Do this »
Check each line for the string "chart", then give only how many lines have it.

Data to process »
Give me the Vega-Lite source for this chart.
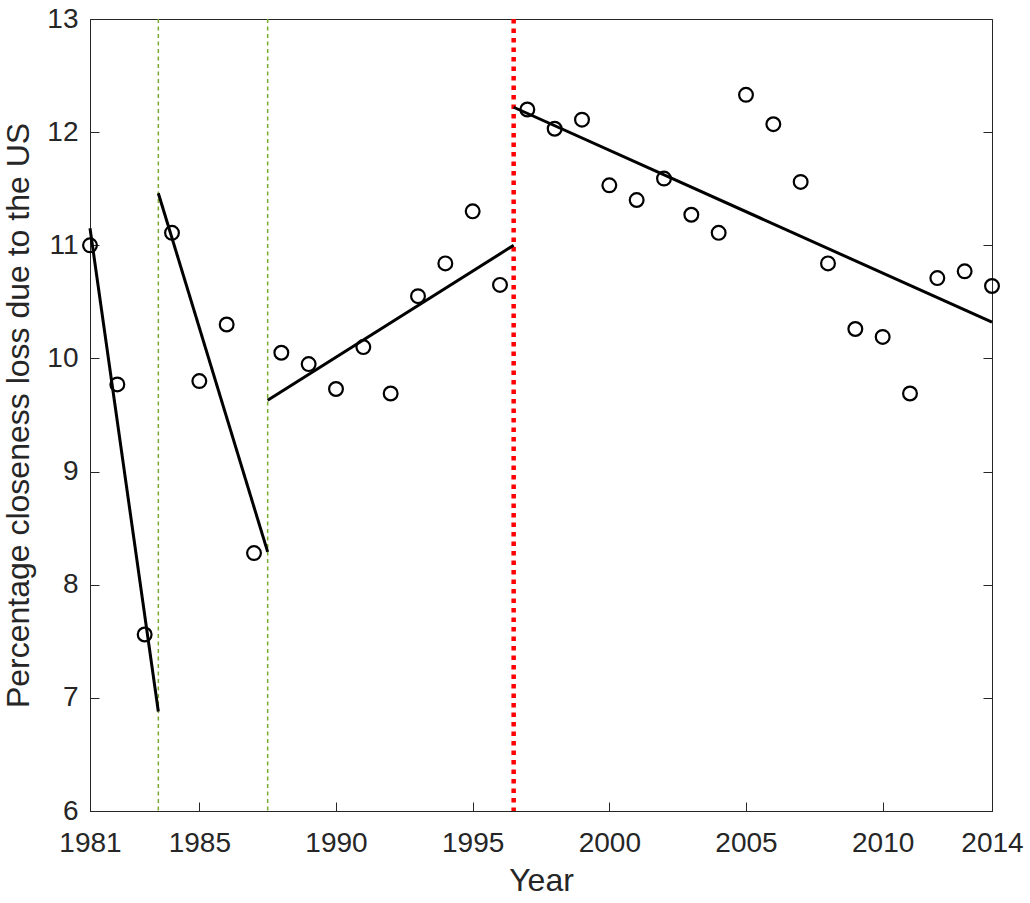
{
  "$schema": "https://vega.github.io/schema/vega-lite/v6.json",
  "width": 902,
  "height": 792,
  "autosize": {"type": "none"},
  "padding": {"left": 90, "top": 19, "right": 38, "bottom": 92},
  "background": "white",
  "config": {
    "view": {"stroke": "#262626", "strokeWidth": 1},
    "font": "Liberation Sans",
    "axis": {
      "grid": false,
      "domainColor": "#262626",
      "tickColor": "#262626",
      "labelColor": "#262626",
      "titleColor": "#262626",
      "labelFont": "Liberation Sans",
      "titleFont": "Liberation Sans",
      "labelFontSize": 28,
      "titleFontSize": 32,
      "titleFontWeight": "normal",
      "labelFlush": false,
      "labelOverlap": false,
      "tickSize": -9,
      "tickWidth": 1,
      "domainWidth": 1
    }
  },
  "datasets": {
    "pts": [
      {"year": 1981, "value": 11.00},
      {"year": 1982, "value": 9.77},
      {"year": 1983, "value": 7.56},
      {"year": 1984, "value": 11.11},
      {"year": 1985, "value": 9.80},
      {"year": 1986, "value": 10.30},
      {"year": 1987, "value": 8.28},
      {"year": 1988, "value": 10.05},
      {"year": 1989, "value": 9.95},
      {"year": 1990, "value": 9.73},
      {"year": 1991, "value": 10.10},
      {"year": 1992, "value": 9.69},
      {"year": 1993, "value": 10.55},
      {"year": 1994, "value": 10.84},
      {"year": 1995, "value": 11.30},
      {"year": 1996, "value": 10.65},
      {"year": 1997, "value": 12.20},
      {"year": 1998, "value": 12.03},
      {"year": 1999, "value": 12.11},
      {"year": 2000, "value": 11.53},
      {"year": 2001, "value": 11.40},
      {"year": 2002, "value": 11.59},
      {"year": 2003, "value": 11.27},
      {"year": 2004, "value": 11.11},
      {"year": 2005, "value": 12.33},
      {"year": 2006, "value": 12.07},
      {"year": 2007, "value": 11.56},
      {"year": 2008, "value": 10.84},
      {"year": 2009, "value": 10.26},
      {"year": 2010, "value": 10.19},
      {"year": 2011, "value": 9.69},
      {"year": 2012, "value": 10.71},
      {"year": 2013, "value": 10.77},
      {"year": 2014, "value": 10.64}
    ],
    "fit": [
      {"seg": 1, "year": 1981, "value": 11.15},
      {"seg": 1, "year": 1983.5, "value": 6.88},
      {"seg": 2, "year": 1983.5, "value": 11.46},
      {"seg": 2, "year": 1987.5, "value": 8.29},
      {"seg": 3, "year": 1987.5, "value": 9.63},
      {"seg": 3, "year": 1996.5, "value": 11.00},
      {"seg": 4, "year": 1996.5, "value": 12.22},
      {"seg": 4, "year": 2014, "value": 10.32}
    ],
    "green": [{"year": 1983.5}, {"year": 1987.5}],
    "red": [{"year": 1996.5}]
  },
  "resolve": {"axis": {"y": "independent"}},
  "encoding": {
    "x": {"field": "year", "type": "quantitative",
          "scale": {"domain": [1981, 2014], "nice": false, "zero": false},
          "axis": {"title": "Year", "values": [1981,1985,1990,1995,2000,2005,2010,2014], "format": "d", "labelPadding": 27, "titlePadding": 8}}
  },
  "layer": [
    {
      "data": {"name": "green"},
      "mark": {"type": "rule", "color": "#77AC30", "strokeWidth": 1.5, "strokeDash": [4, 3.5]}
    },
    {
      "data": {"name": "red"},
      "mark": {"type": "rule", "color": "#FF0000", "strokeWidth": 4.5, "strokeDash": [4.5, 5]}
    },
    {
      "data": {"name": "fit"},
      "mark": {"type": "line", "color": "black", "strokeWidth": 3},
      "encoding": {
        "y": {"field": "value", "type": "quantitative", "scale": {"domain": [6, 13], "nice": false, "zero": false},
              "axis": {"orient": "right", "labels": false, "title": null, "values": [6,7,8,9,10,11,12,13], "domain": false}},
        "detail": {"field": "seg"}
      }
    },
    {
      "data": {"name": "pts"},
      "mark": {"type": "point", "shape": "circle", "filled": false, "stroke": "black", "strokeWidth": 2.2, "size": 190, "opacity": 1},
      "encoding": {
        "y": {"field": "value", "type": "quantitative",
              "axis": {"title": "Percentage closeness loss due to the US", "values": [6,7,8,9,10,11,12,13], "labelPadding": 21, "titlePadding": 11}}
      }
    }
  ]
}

==

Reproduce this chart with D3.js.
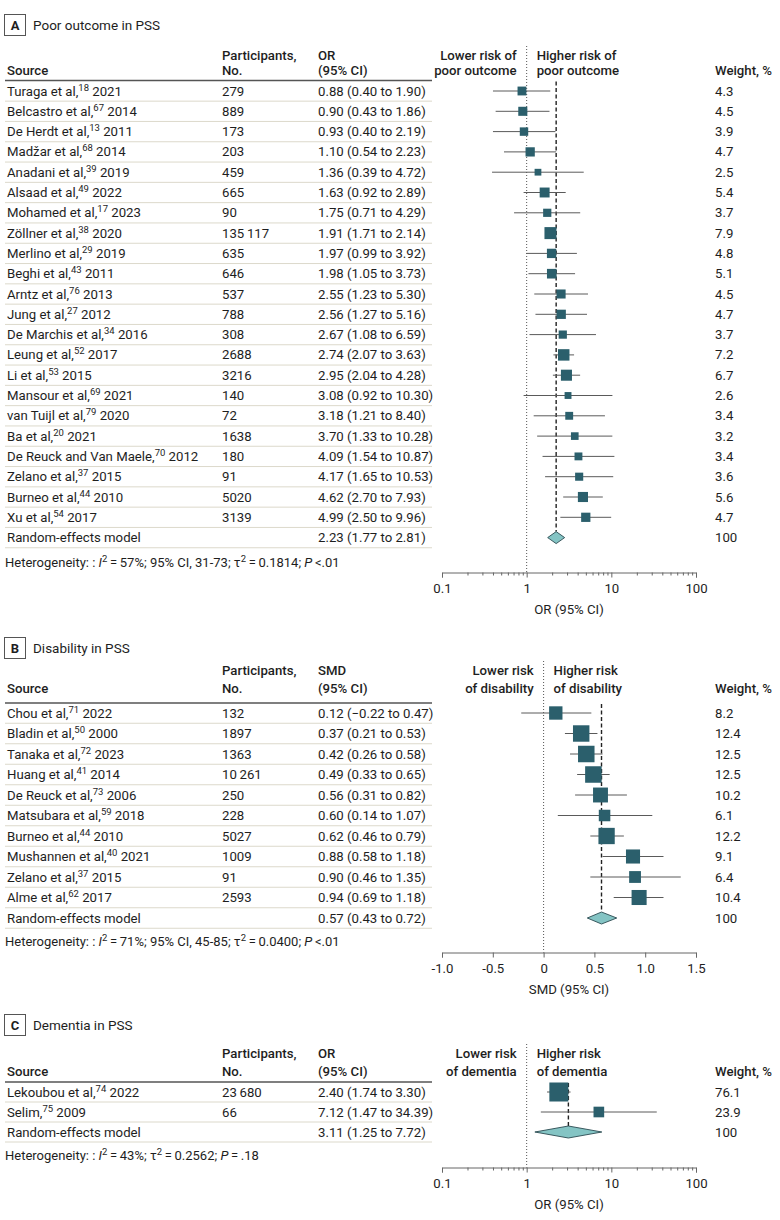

---

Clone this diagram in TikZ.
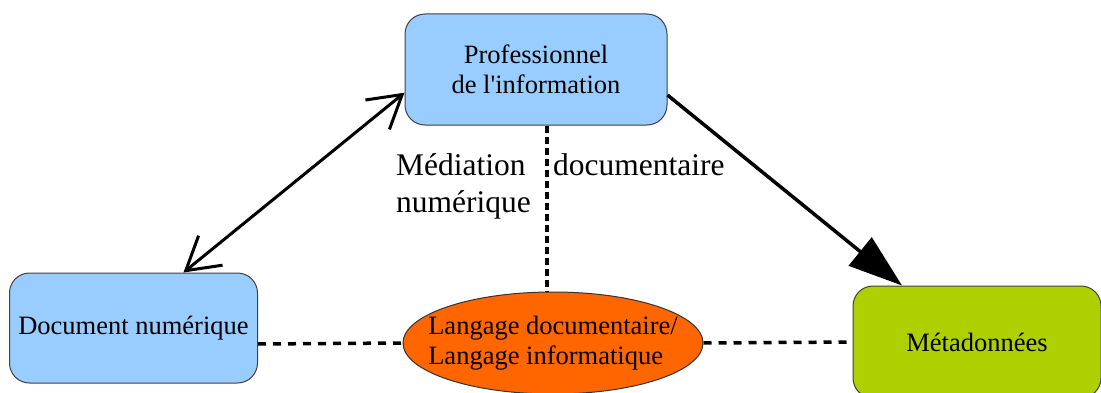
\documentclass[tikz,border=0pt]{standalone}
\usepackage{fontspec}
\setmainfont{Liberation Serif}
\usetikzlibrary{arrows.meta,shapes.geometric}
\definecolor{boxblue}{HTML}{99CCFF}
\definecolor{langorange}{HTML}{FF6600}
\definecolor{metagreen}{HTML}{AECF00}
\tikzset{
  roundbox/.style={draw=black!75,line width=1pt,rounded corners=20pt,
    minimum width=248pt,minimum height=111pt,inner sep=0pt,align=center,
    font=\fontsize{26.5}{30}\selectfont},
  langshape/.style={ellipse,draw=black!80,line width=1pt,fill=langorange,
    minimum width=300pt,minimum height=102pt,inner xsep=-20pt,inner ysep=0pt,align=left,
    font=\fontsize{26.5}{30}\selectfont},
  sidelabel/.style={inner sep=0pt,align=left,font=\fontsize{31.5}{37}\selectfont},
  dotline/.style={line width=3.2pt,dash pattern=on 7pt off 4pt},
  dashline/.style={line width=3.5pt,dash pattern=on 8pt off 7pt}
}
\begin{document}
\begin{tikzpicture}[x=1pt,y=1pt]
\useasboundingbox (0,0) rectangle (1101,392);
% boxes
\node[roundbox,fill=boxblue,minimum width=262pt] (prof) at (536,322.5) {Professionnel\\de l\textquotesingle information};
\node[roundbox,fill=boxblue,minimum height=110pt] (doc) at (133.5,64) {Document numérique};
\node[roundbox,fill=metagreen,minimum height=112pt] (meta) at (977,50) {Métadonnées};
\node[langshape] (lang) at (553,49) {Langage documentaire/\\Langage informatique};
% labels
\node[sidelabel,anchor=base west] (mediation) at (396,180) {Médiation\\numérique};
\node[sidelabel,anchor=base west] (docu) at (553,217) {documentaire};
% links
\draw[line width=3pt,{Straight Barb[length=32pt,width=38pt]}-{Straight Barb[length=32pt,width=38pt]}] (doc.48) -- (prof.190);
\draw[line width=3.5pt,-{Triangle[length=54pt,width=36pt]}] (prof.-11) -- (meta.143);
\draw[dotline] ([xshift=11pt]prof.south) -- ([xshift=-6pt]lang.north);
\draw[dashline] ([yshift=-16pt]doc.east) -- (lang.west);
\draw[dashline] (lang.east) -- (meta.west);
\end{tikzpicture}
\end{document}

Solution »
2